- TASK DIRECTIONS:
Pull out exactly the lines from the line containing "Give me the matplotlib source for this chart." to the line containing "plt.rcParams['font.family'] = ['Liberation", both lines included, with pictures removed from the copy.

- RECORDS PROVIDED:

▬▬▬▬▬▬

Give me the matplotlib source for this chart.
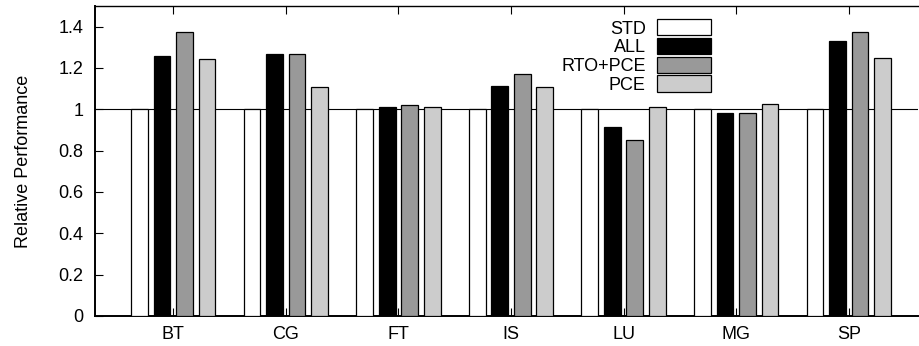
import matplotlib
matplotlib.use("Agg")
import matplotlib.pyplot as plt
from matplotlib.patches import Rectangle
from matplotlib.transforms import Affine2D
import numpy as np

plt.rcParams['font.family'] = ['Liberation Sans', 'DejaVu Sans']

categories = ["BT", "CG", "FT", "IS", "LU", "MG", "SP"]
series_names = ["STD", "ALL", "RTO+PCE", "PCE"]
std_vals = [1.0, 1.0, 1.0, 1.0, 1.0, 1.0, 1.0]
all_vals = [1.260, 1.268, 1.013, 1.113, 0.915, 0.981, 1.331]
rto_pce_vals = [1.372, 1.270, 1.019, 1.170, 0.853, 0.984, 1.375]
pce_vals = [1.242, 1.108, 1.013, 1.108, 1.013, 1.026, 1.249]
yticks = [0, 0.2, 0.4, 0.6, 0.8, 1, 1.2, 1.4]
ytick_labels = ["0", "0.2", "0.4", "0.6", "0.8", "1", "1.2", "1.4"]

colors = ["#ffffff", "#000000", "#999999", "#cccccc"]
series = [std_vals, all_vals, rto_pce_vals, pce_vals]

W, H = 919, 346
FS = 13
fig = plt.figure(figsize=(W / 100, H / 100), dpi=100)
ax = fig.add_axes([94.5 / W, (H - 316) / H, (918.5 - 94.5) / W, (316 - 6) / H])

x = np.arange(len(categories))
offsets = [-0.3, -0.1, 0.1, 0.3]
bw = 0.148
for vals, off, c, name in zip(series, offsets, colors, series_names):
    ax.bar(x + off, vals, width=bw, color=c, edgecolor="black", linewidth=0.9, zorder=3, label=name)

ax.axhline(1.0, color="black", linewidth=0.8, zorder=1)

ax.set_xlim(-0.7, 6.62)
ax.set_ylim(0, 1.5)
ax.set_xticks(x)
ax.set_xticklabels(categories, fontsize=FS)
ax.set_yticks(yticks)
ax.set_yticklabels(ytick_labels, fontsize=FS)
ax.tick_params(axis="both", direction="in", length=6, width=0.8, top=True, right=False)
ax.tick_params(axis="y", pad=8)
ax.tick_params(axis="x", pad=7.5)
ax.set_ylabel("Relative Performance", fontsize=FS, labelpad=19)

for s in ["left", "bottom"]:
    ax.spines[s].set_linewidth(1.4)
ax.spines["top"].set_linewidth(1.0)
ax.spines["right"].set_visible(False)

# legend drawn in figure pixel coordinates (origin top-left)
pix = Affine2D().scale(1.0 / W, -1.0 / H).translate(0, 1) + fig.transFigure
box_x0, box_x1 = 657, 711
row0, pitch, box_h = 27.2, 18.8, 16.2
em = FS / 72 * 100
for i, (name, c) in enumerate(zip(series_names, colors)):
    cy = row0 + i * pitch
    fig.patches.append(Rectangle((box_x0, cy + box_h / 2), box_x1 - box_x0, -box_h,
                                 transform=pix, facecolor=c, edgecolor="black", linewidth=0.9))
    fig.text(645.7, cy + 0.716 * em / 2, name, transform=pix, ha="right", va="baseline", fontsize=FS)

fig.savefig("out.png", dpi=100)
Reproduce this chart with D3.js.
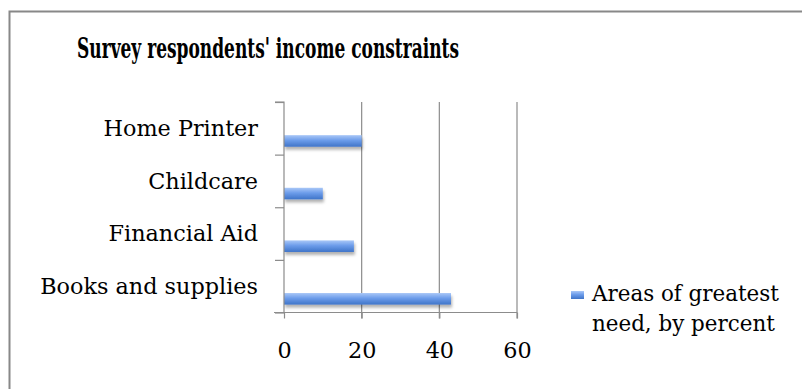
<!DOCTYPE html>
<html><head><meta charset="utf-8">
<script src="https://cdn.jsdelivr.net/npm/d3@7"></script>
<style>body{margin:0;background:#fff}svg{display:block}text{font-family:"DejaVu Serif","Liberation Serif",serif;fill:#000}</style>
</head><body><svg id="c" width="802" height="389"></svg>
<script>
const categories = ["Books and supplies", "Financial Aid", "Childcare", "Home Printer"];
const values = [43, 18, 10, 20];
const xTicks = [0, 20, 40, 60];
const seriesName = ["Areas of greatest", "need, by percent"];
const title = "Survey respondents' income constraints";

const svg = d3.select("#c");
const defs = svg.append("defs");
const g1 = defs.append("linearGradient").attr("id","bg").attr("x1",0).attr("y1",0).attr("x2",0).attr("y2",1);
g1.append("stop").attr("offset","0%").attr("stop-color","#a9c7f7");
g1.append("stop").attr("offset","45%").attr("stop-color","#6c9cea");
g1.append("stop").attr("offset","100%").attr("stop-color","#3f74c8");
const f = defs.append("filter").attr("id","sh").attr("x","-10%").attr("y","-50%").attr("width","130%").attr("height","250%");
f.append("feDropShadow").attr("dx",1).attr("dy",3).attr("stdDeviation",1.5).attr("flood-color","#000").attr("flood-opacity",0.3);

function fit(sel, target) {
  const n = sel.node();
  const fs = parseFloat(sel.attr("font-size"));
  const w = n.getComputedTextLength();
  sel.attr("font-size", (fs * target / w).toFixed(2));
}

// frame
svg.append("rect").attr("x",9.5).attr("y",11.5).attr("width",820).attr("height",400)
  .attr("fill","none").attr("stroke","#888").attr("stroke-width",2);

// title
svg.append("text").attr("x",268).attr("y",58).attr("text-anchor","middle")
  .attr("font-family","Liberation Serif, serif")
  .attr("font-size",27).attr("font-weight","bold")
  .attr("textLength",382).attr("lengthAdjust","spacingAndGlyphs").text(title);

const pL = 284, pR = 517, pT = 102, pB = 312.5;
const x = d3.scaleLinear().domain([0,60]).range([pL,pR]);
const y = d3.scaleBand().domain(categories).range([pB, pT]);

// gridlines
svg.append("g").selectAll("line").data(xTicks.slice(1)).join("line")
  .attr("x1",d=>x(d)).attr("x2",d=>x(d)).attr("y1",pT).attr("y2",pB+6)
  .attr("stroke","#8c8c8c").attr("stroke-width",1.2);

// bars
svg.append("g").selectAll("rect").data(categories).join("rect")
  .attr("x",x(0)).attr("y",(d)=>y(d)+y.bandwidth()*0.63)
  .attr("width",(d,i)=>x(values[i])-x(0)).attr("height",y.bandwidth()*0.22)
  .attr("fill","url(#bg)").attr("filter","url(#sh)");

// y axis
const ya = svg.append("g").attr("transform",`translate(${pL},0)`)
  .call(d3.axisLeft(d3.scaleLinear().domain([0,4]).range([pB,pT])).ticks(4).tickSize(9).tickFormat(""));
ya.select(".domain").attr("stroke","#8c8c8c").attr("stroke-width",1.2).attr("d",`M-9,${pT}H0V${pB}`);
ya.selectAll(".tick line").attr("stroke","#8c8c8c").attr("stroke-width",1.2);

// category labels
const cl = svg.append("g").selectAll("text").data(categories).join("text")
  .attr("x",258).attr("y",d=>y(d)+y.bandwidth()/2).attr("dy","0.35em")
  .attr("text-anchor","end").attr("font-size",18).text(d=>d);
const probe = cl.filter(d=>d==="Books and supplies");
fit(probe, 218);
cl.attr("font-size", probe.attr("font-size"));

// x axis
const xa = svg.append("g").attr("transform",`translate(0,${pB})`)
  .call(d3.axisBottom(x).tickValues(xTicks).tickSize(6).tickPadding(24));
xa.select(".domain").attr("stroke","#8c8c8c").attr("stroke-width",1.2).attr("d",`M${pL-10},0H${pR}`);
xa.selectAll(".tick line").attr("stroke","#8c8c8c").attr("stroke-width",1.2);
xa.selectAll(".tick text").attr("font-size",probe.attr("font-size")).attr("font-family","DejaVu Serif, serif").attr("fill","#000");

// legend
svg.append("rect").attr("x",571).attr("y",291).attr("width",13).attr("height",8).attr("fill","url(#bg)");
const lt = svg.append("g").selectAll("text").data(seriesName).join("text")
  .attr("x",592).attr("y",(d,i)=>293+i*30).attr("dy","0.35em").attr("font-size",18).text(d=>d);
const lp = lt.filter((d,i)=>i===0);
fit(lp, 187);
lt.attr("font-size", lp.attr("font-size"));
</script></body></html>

▬▬▬▬▬▬

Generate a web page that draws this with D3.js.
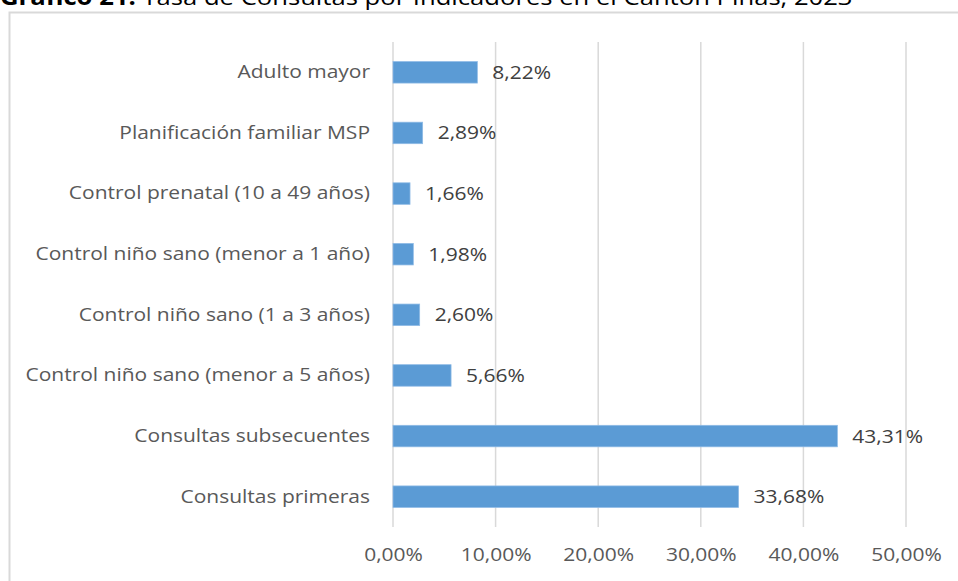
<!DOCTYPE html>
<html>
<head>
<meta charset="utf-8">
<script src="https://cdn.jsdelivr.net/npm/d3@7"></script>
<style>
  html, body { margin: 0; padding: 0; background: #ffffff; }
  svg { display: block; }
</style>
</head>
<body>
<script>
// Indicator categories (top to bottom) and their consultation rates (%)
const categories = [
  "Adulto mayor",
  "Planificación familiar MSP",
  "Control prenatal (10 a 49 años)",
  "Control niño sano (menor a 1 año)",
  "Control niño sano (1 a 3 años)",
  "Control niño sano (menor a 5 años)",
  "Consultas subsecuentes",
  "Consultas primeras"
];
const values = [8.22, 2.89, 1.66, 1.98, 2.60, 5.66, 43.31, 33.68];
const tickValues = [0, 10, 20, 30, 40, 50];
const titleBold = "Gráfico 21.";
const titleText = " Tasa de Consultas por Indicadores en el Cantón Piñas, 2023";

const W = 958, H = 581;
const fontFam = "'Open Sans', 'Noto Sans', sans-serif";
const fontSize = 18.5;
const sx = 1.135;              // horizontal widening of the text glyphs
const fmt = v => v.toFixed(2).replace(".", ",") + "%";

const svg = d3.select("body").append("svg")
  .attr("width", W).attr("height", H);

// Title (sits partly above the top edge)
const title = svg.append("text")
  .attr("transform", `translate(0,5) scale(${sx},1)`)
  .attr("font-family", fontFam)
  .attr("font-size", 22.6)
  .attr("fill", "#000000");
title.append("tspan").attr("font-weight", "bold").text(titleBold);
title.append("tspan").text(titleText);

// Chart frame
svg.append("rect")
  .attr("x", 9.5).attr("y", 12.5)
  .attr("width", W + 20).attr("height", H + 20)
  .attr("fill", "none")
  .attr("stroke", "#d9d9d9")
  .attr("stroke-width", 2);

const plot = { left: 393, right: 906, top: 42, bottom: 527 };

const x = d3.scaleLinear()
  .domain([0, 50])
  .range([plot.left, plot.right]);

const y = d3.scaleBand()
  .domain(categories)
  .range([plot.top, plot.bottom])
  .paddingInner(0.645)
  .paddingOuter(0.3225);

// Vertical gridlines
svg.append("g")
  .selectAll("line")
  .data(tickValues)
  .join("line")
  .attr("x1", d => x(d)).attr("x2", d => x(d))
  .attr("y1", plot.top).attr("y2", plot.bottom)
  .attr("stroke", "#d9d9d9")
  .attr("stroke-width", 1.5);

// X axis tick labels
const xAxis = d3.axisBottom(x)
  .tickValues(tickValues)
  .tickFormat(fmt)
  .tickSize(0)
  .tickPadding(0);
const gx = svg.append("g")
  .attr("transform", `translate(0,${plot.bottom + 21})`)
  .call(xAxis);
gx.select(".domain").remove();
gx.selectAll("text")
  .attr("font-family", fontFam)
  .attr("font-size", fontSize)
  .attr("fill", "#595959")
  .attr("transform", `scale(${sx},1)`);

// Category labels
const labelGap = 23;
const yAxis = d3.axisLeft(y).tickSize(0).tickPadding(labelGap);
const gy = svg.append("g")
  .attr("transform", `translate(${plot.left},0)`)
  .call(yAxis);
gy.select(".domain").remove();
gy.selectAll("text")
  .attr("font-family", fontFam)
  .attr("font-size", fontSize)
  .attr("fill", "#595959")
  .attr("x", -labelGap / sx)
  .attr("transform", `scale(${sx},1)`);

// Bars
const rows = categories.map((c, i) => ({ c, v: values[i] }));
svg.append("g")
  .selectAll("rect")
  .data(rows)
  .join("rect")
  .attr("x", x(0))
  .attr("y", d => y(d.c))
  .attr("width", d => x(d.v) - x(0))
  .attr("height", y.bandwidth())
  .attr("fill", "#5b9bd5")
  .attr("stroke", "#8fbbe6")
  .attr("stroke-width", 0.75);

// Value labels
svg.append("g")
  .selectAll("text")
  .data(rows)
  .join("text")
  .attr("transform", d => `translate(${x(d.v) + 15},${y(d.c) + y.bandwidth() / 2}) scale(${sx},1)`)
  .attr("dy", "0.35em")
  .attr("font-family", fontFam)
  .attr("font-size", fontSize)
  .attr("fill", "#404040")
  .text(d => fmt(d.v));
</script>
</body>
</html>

▬▬▬▬▬▬

- COMPLETE OUTPUT:
Give me the matplotlib source for this chart.
import matplotlib
matplotlib.use("Agg")
import matplotlib.pyplot as plt
from matplotlib.patches import Rectangle
from matplotlib.transforms import Affine2D
import numpy as np

plt.rcParams['font.family'] = ['Liberation Sans', 'DejaVu Sans']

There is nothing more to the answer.